Prior a triangular transaction existed if exactly three traders in three different Member States concluded turnover transactions for the same goods and these goods were transported or dispatched directly from the first supplier to the last recipient.

The moving supply between the supplier and the purchaser is an intra-Community supply which is tax-exempt if certain conditions are met.

  • In principle, the acquirer makes an intra-Community acquisition in the country where the goods are located at the end of the transport. The acquirer would therefore be liable to pay acquisition tax in the country of the recipient.
  • If the acquirer uses a VAT number different from the destination country of the goods (e.g. that of his home country) vis-à-vis the supplier, the acquisition is generally deemed to have been made in the territory of that Member State until the acquirer proves that the acquisition has been taxed in the country of destination (so-called “double acquisition”).

The dormant supply between the acquirer and the recipient would in itself be a taxable supply to be registered in the country of destination. Therefore, the acquirer would be obliged to register for VAT purposes in the country of destination.

Rules for simplification

The following simplification rules exist for the acquirer:

  • This is exempt from the acquisition tax liability in the country of destination.
  • The tax liability for the subsequent (dormant) supply is transferred to the recipient (reverse charge).
  • The intra-Community acquisition shall be deemed to be taxed in the Member State of the UID used.

The result of the triangular transaction is that the acquirer can use the VAT of his home state, but does not have to pay tax on an intra-Community acquisition either in that state or in the country of destination.

If the triangular transaction is disallowed (e.g. due to an incorrect invoice), the double acquisition remains. This means that the acquirer must pay the acquisition tax, but may not claim this amount as input tax at the same time as usual.

The “new” triangular transaction 

The legislator has extended the scope of application of the triangular transaction with effect from 1 January 2023. The simplification rules for triangular transactions now also apply within chain transactions with more than three companies, however, only one trader in the chain can claim them, namely the taxable person within the chain who makes the intra-Community acquisition, i.e. is the recipient of the moving supply.

Although chain transactions with more than three companies can benefit from the simplification rules, the simplification is limited to transactions with UID numbers from a maximum of three different member states.
It should be noted that this represents the Austrian legal situation and that there is no complete harmonisation in this area at EU level. In order to avoid high back tax payments, it is therefore necessary to continue to check, on the one hand, whether the other Member States involved also accept a triangular transaction in the planned constellation and, on the other hand, whether the corresponding invoices have been issued correctly.

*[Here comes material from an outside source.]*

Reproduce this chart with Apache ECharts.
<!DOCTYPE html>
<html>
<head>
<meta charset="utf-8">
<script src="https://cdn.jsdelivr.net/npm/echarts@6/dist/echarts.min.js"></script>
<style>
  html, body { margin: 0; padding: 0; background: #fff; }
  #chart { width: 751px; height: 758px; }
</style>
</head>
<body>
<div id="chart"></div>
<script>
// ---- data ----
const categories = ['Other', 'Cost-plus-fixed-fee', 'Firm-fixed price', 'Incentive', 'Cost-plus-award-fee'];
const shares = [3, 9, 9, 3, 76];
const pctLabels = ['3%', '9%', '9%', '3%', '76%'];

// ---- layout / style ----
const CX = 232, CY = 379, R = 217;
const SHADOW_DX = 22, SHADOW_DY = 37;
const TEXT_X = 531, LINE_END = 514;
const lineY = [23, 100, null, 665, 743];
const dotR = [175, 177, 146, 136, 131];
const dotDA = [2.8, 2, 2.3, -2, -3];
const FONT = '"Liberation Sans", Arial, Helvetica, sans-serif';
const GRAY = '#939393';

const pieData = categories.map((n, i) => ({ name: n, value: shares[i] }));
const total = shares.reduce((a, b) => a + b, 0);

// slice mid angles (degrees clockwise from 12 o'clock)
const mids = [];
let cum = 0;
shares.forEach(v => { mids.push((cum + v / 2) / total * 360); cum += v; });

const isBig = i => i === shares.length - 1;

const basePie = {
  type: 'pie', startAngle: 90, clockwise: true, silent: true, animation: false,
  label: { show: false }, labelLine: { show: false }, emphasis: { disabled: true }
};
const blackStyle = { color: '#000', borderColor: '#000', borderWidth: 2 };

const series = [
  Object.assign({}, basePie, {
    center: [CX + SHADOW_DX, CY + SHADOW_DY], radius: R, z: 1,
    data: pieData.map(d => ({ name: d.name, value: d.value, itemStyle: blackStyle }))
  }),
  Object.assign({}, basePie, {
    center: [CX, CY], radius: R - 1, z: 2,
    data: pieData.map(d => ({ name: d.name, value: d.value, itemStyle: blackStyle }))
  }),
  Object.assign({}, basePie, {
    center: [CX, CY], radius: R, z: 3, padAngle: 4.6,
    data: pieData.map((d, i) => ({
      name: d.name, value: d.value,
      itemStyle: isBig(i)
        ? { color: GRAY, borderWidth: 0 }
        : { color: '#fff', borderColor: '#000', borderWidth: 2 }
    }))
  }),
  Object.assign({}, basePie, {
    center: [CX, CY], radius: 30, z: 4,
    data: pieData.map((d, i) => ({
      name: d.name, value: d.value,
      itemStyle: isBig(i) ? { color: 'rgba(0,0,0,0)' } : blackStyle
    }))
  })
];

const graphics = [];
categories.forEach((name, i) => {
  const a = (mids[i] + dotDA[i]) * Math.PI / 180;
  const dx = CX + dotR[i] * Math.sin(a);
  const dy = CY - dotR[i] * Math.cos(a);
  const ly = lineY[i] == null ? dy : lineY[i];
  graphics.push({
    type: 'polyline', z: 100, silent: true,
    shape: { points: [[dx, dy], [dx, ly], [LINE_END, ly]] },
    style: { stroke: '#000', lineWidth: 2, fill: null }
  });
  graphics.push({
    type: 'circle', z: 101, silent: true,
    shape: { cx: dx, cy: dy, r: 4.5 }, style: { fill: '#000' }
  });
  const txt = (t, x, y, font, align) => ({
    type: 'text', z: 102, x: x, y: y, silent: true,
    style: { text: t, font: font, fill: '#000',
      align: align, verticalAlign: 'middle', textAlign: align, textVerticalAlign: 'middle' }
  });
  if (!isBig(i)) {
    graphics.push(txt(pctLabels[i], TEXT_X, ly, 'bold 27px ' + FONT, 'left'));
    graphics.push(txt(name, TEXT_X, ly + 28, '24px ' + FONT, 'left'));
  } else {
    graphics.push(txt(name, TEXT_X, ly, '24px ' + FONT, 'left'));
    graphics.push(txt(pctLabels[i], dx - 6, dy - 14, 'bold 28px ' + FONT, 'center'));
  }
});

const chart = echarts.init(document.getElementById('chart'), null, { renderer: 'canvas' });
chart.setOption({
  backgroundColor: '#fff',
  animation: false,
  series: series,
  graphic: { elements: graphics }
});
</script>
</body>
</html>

The consignee AT resident in Austria orders tool parts from the acquirer 2 DE resident in Germany that are not in stock there. DE passes the order on to the French-based purchaser 1 FR with the request to deliver them directly to the recipient AT in Austria. As FR does not have the tool parts in stock either, he orders them from the Spanish supplier ES and transports them to AT for his account. FR uses his Spanish VAT number, all other traders use the VAT number of their country.

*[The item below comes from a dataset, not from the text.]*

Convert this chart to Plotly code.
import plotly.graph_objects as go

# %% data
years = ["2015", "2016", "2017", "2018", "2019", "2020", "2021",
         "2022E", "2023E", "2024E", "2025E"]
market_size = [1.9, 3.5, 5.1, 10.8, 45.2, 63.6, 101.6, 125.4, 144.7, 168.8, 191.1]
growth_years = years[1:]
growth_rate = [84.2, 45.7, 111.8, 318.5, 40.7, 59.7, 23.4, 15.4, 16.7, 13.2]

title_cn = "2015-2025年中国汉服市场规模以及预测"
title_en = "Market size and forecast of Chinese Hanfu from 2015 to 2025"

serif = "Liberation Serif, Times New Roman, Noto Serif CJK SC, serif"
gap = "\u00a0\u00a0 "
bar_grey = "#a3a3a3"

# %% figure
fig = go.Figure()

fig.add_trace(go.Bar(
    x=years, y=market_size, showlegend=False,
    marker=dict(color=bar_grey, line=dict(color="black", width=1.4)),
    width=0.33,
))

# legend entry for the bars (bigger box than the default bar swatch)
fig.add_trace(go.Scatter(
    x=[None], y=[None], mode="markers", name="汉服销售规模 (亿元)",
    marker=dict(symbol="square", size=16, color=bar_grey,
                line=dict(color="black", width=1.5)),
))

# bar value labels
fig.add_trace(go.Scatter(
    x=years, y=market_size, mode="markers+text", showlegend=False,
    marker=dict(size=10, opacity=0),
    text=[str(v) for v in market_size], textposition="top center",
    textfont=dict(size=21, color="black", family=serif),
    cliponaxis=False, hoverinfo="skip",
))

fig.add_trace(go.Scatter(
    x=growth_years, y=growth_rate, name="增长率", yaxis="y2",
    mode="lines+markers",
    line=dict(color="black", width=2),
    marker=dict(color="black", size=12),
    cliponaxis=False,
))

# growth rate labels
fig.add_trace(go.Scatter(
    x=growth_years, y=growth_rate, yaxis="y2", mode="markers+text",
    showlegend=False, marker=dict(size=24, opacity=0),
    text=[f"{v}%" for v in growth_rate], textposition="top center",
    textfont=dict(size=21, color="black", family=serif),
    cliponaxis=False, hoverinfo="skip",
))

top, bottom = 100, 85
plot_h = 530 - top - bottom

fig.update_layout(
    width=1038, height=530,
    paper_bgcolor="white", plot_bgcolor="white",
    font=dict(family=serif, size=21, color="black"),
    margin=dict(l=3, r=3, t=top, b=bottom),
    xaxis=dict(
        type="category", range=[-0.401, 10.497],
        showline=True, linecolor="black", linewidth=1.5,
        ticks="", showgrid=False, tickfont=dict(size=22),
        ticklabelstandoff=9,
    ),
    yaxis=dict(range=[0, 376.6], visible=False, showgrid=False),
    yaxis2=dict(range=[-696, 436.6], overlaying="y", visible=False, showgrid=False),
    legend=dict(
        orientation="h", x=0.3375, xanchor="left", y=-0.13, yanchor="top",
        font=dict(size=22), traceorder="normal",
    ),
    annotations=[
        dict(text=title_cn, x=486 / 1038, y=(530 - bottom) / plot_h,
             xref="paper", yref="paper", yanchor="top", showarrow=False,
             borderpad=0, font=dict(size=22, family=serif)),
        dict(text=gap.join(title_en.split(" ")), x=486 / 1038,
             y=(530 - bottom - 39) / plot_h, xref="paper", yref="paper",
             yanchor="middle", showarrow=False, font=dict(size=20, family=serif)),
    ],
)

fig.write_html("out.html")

There is a chain transaction between ES, FR, DE and AT. As FR acts as an intermediary with its Spanish VAT number, the transport of its supply is attributed to DE, whereby DE realises an intra-Community acquisition in Austria. If the conditions are met, this intra-Community acquisition by DE is tax-exempt in Austria and the tax liability for the supply from DE to AT is transferred to AT. In this case, DE, as the acquirer, must issue a corresponding invoice to AT and enter this supply in its ZM (in Germany) with a reference to the triangular transaction supply.